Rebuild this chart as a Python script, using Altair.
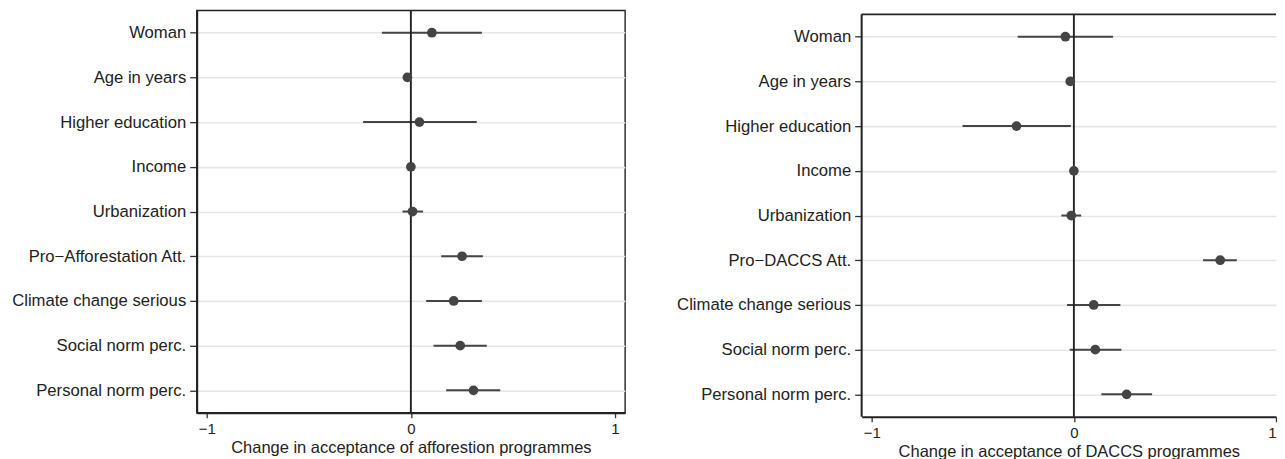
import altair as alt
import pandas as pd

labels = ["Woman", "Age in years", "Higher education", "Income", "Urbanization",
          "Pro\u2212Afforestation Att.", "Climate change serious", "Social norm perc.",
          "Personal norm perc."]
labels_r = ["Woman", "Age in years", "Higher education", "Income", "Urbanization",
            "Pro\u2212DACCS Att.", "Climate change serious", "Social norm perc.",
            "Personal norm perc."]

aff_est = [0.103, -0.017, 0.042, 0.000, 0.008, 0.251, 0.210, 0.242, 0.307]
aff_lo = [-0.142, -0.024, -0.234, -0.004, -0.041, 0.149, 0.075, 0.111, 0.173]
aff_hi = [0.348, -0.010, 0.323, 0.004, 0.060, 0.353, 0.348, 0.372, 0.438]

dac_est = [-0.042, -0.018, -0.284, 0.000, -0.013, 0.724, 0.098, 0.106, 0.261]
dac_lo = [-0.278, -0.024, -0.551, -0.004, -0.062, 0.639, -0.034, -0.021, 0.136]
dac_hi = [0.194, -0.012, -0.015, 0.004, 0.036, 0.806, 0.230, 0.235, 0.387]

x_ticks = [-1, 0, 1]

FONT = "Liberation Sans"
DARK = "#444444"
FRAME = "#222222"
LABEL_EXPR = "(datum.value < 0 ? '\u2212' : '') + toString(abs(datum.value))"


def panel(lbls, est, lo, hi, title, width, xmax, height, y0, framed):
    df = pd.DataFrame({"label": lbls, "est": est, "lo": lo, "hi": hi})
    one = alt.Chart(pd.DataFrame({"ref": [0]}))
    xscale = alt.Scale(domain=[-1.05, xmax], nice=False, zero=False)
    yscale = alt.Scale(type="point", padding=0.5, range=[y0, height])
    yenc = alt.Y("label:N", sort=lbls, title=None, scale=yscale,
                 axis=alt.Axis(grid=True, gridColor="#e6e6e6", gridWidth=1.6,
                               labelFontSize=16.7, tickSize=7, labelPadding=4,
                               domain=framed))
    base = alt.Chart(df)
    zero = one.mark_rule(color=FRAME, strokeWidth=1.9).encode(
        x=alt.X("ref:Q", scale=xscale), y=alt.value(y0), y2=alt.value(height))
    ci = base.mark_rule(color=DARK, strokeWidth=2).encode(
        x=alt.X("lo:Q", scale=xscale,
                axis=alt.Axis(values=x_ticks, labelExpr=LABEL_EXPR, title=title,
                              grid=False, labelFontSize=15, tickSize=5,
                              labelPadding=4, labelFlush=not framed,
                              titleFontSize=16.5, titlePadding=3)),
        x2="hi:Q",
        y=yenc,
    )
    pts = base.mark_point(filled=True, shape="circle", size=95, color=DARK,
                          opacity=1).encode(
        x=alt.X("est:Q", scale=xscale),
        y=alt.Y("label:N", sort=lbls, scale=yscale),
    )
    layers = [ci, zero, pts]
    if not framed:
        top = one.mark_rule(color=FRAME, strokeWidth=1.6).encode(
            x=alt.value(0), x2=alt.value(width), y=alt.value(y0))
        left_edge = one.mark_rule(color=FRAME, strokeWidth=2).encode(
            x=alt.value(0), y=alt.value(y0), y2=alt.value(height))
        layers += [top, left_edge]
    ch = alt.layer(*layers).properties(width=width, height=height)
    if not framed:
        ch = ch.properties(view=alt.ViewBackground(stroke=None))
    return ch


left = panel(labels, aff_est, aff_lo, aff_hi,
             "Change in acceptance of afforestion programmes",
             width=429, xmax=1.05, height=403, y0=0, framed=True)
right = panel(labels_r, dac_est, dac_lo, dac_hi,
              "Change in acceptance of DACCS programmes",
              width=415, xmax=1.0, height=407, y0=4, framed=False)

chart = alt.hconcat(left, right, spacing=50).properties(
    padding={"left": 2, "top": 0, "right": 0, "bottom": 0}
).configure_view(
    stroke=FRAME, strokeWidth=1.4
).configure_axis(
    labelFont=FONT, titleFont=FONT, labelColor="#222222", titleColor="#222222",
    titleFontWeight="normal", domainColor=FRAME, domainWidth=2,
    tickColor="#333333", tickWidth=1.3
)

chart.save("out.html", embed_options={"renderer": "svg", "actions": False})
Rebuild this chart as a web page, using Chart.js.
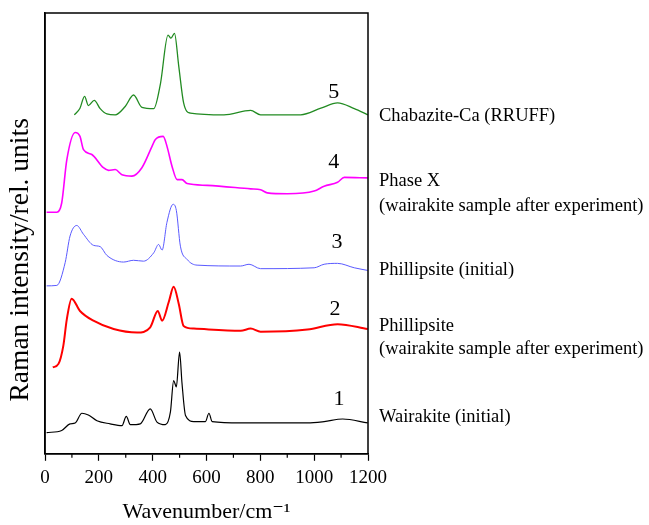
<!DOCTYPE html>
<html>
<head>
<meta charset="utf-8">
<script src="https://cdn.jsdelivr.net/npm/chart.js@4.4.1/dist/chart.umd.min.js"></script>
<style>
  body { margin: 0; background: #fff; }
  #wrap { width: 649px; height: 525px; }
</style>
</head>
<body>
<div id="wrap"><canvas id="raman"></canvas></div>
<script>
// spectra (wavenumber, stacked intensity in rel. units)
const wn1 = [6, 62, 93, 112, 137, 161, 193, 242, 286, 302, 317, 354, 391, 416, 447, 466, 478, 488, 500, 509, 522, 553, 596, 609, 621, 727, 975, 1037, 1106, 1199];
const int1 = [4.8, 5.3, 6.8, 7.0, 9.2, 8.8, 7.5, 6.8, 6.4, 8.5, 6.6, 6.8, 10.2, 7.2, 6.6, 9.5, 16.6, 15.2, 23.1, 16.0, 8.7, 7.3, 7.3, 9.2, 7.3, 7.0, 7.0, 7.3, 7.9, 7.0];

const wn2 = [29, 50, 68, 81, 99, 130, 180, 255, 342, 391, 419, 435, 460, 478, 497, 515, 553, 727, 764, 801, 975, 1087, 1199];
const int2 = [19.6, 20.4, 24.5, 30.5, 35.2, 32.4, 30.2, 28.3, 27.5, 28.7, 32.4, 30.2, 34.5, 37.9, 34.0, 29.0, 28.4, 27.9, 28.4, 27.7, 28.2, 29.4, 28.3];

const wn3 = [6, 44, 75, 93, 118, 143, 180, 205, 230, 292, 329, 366, 404, 422, 435, 453, 476, 488, 503, 528, 565, 727, 758, 801, 1000, 1037, 1087, 1149, 1199];
const int3 = [38.1, 38.2, 43.4, 49.4, 51.8, 49.8, 47.3, 47.0, 45.0, 43.5, 43.9, 43.7, 45.6, 47.5, 46.2, 52.5, 56.6, 55.2, 47.1, 44.1, 42.8, 42.6, 43.0, 42.0, 42.2, 43.0, 43.2, 42.2, 41.6];

const wn4 = [6, 44, 62, 81, 112, 130, 143, 174, 217, 236, 261, 286, 323, 360, 398, 410, 439, 453, 472, 491, 509, 528, 603, 764, 801, 826, 901, 1000, 1037, 1087, 1112, 1199];
const int4 = [54.8, 54.8, 56.9, 66.7, 72.9, 72.0, 69.0, 67.9, 64.9, 64.3, 64.5, 63.3, 63.0, 64.9, 69.8, 71.3, 72.0, 69.8, 65.2, 62.2, 62.2, 61.3, 60.9, 60.1, 59.9, 59.2, 59.0, 59.6, 60.7, 61.6, 62.7, 62.6];

const wn5 = [109, 130, 147, 161, 183, 205, 230, 261, 298, 329, 360, 404, 429, 457, 468, 481, 497, 515, 540, 665, 764, 801, 950, 1025, 1087, 1149, 1199];
const int5 = [76.9, 78.4, 81.1, 79.0, 80.2, 78.3, 77.1, 76.9, 78.8, 81.4, 78.6, 78.3, 84.0, 95.0, 94.3, 95.4, 87.9, 79.6, 77.3, 76.9, 77.9, 76.9, 76.9, 78.4, 79.6, 78.3, 76.9];

const xTicks = [0, 200, 400, 600, 800, 1000, 1200];
const curveNumbers = ['1', '2', '3', '4', '5'];
const numberX = [1092, 1077, 1085, 1073, 1073];
const numberY = [12.4, 32.8, 48.0, 66.1, 82.1];
const sampleLines = ['Wairakite (initial)', 'Phillipsite', '(wairakite sample after experiment)', 'Phillipsite (initial)', 'Phase X', '(wairakite sample after experiment)', 'Chabazite-Ca (RRUFF)'];
const sampleLineY = [8.4, 29.0, 23.8, 41.6, 61.8, 56.1, 76.5];

function pts(xs, ys) {
    return xs.map((x, i) => ({ x: x, y: ys[i] }));
}

const serif = "'Liberation Serif', 'DejaVu Serif', serif";

const annotate = {
    id: 'annotate',
    afterDraw(chart) {
        const ctx = chart.ctx;
        const xs = chart.scales.x, ys = chart.scales.y;
        const area = chart.chartArea;
        ctx.save();
        // frame on top and right
        ctx.strokeStyle = '#000';
        ctx.lineWidth = 1.5;
        ctx.strokeRect(area.left, area.top, area.right - area.left, area.bottom - area.top);
        // minor ticks
        ctx.lineWidth = 1.2;
        for (let v = 100; v < 1200; v += 200) {
            const px = xs.getPixelForValue(v);
            ctx.beginPath();
            ctx.moveTo(px, area.bottom);
            ctx.lineTo(px, area.bottom + 4);
            ctx.stroke();
        }
        ctx.fillStyle = '#000';
        ctx.textBaseline = 'middle';
        ctx.font = '22px ' + serif;
        ctx.textAlign = 'center';
        curveNumbers.forEach((n, i) => {
            ctx.fillText(n, xs.getPixelForValue(numberX[i]), ys.getPixelForValue(numberY[i]));
        });
        ctx.font = '18.5px ' + serif;
        ctx.textAlign = 'left';
        sampleLines.forEach((t, i) => {
            ctx.fillText(t, area.right + 11, ys.getPixelForValue(sampleLineY[i]));
        });
        // y axis title
        ctx.font = '27.5px ' + serif;
        ctx.textAlign = 'center';
        ctx.translate(21, ys.getPixelForValue(44));
        ctx.rotate(-Math.PI / 2);
        ctx.fillText('Raman intensity/rel. units', 0, 0);
        ctx.restore();
    }
};

const lineOpts = { pointRadius: 0, fill: false, cubicInterpolationMode: 'monotone' };

new Chart(document.getElementById('raman'), {
    type: 'line',
    data: {
        datasets: [
            { label: '1', data: pts(wn1, int1), borderColor: '#000000', borderWidth: 1.2, ...lineOpts },
            { label: '2', data: pts(wn2, int2), borderColor: '#ff0000', borderWidth: 2, ...lineOpts },
            { label: '3', data: pts(wn3, int3), borderColor: '#5a5aff', borderWidth: 1, ...lineOpts },
            { label: '4', data: pts(wn4, int4), borderColor: '#ff00ff', borderWidth: 1.6, ...lineOpts },
            { label: '5', data: pts(wn5, int5), borderColor: '#228b22', borderWidth: 1.3, ...lineOpts }
        ]
    },
    options: {
        responsive: true,
        maintainAspectRatio: false,
        animation: false,
        layout: { padding: { left: 37, right: 281, top: 13, bottom: 0 } },
        plugins: { legend: { display: false }, tooltip: { enabled: false } },
        scales: {
            x: {
                type: 'linear',
                min: 0,
                max: 1200,
                afterBuildTicks(axis) { axis.ticks = xTicks.map(v => ({ value: v })); },
                ticks: { color: '#000', font: { family: serif, size: 19 }, padding: 6, maxRotation: 0, callback: v => String(v) },
                grid: { display: true, drawOnChartArea: false, tickLength: 7, tickColor: '#000', tickWidth: 1.2 },
                border: { color: '#000', width: 1.5 },
                title: { display: true, text: 'Wavenumber/cm\u207B\u00B9', color: '#000', font: { family: serif, size: 22 }, padding: { top: 3, bottom: 0 } }
            },
            y: {
                min: 0,
                max: 100,
                ticks: { display: false },
                grid: { display: false },
                border: { color: '#000', width: 1.5 },
                title: { display: false }
            }
        }
    },
    plugins: [annotate]
});
</script>
</body>
</html>
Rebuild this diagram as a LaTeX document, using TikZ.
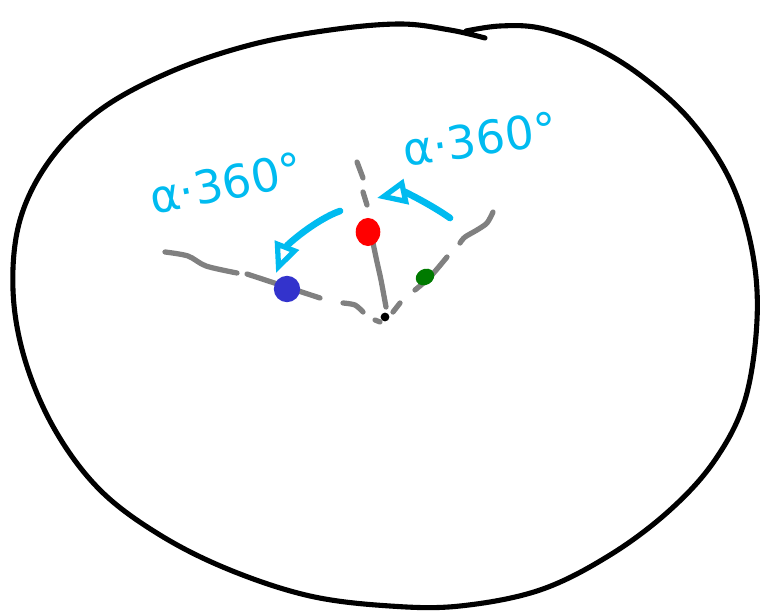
\documentclass[tikz,border=0pt]{standalone}
\usepackage{fontspec}
\newfontfamily\handfont{DejaVu Sans}
\usetikzlibrary{arrows.meta,shapes.geometric}
\definecolor{skyline}{RGB}{0,187,240}
\definecolor{dotblue}{RGB}{51,51,204}
\definecolor{dotgreen}{RGB}{0,122,0}
\tikzset{
    ray/.style={gray, line width=3pt, line cap=round, line join=round},
    sweep/.style={skyline, line width=3.8pt, line cap=round,
        -{Triangle[open, length=6mm, width=5mm, line width=3pt]}},
    angletext/.style={skyline, font=\handfont\fontsize{26}{30}\selectfont}
}
\begin{document}
\begin{tikzpicture}[x=0.02cm, y=-0.02cm]
    \useasboundingbox (0,0) rectangle (760,611);
    % outer loop
    \draw[black, line width=2.9pt, line cap=round] plot[smooth, tension=0.6] coordinates {
        (466,31) (500,26) (540,28) (590,45) (640,75) (690,120) (730,180)
        (752,250) (757,320) (745,400) (715,460) (670,510) (610,555)
        (540,590) (460,606) (390,606) (310,596) (230,570) (160,535)
        (100,490) (55,430) (25,360) (13,290) (20,220) (50,160) (100,110)
        (170,72) (250,45) (330,30) (400,24) (450,30) (485,38)};
    % center and rays
    \node[circle, fill=black, inner sep=0pt, minimum size=5pt] (origin) at (385,317) {};
    \begin{scope}
        \draw[ray] plot[smooth] coordinates {(165,252) (188,256) (206,266) (237,273)};
        \draw[ray] (247,274) -- (320,298);
        \draw[ray] plot[smooth] coordinates {(343,303) (355,305) (363,312)};
        \draw[ray] (375,320) -- (380,322);
        \draw[ray] (357,162) -- (363,178);
        \draw[ray] (363,192) -- (367,205);
        \draw[ray] plot[smooth] coordinates {(373,243) (377,262) (381,280) (386,307)};
        \draw[ray] (393,312) -- (400,303);
        \draw[ray] plot[smooth] coordinates {(415,290) (430,277) (447,257)};
        \draw[ray] plot[smooth] coordinates {(460,243) (465,237) (477,230) (487,223) (493,212)};
    \end{scope}
    % points
    \node[circle, fill=dotblue, inner sep=0pt, minimum size=15pt] (bluept) at (287,289) {};
    \node[ellipse, fill=red, inner sep=0pt, minimum width=14pt, minimum height=16pt] (redpt) at (368,232) {};
    \node[ellipse, fill=dotgreen, inner sep=0pt, minimum width=11pt, minimum height=9pt, rotate=30] (greenpt) at (425,277) {};
    % sweeps
    \coordinate (leftstart) at (340,211);
    \coordinate (lefttip) at (276,273);
    \coordinate (rightstart) at (450,218);
    \coordinate (righttip) at (377,198);
    \draw[sweep] (leftstart) .. controls (315,220) and (287,245) .. (lefttip);
    \draw[sweep] (rightstart) .. controls (430,204) and (405,192) .. (righttip);
    \node[angletext, rotate=11] (leftlabel) at (226,183) {α·360°};
    \node[angletext, rotate=8] (rightlabel) at (480,139) {α·360°};
\end{tikzpicture}
\end{document}
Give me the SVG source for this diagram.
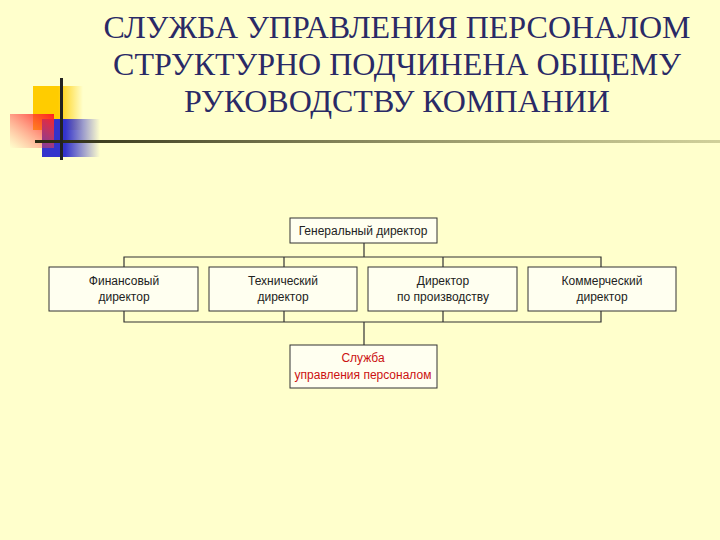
● ● ●
**Aim of the task**
Repeat, word for word, the lines of the material above from the one holding "Rebuild this chart as a web" through the one holding "7.3, 7.9, 7.0];". Leave out pictures.

**Task response**
Rebuild this chart as a web page, using Chart.js.
<!DOCTYPE html>
<html>
<head>
<meta charset="utf-8">
<script src="https://cdn.jsdelivr.net/npm/chart.js@4.4.1/dist/chart.umd.min.js"></script>
<style>
  body { margin: 0; background: #fff; }
  #wrap { width: 649px; height: 525px; }
</style>
</head>
<body>
<div id="wrap"><canvas id="raman"></canvas></div>
<script>
// spectra (wavenumber, stacked intensity in rel. units)
const wn1 = [6, 62, 93, 112, 137, 161, 193, 242, 286, 302, 317, 354, 391, 416, 447, 466, 478, 488, 500, 509, 522, 553, 596, 609, 621, 727, 975, 1037, 1106, 1199];
const int1 = [4.8, 5.3, 6.8, 7.0, 9.2, 8.8, 7.5, 6.8, 6.4, 8.5, 6.6, 6.8, 10.2, 7.2, 6.6, 9.5, 16.6, 15.2, 23.1, 16.0, 8.7, 7.3, 7.3, 9.2, 7.3, 7.0, 7.0, 7.3, 7.9, 7.0];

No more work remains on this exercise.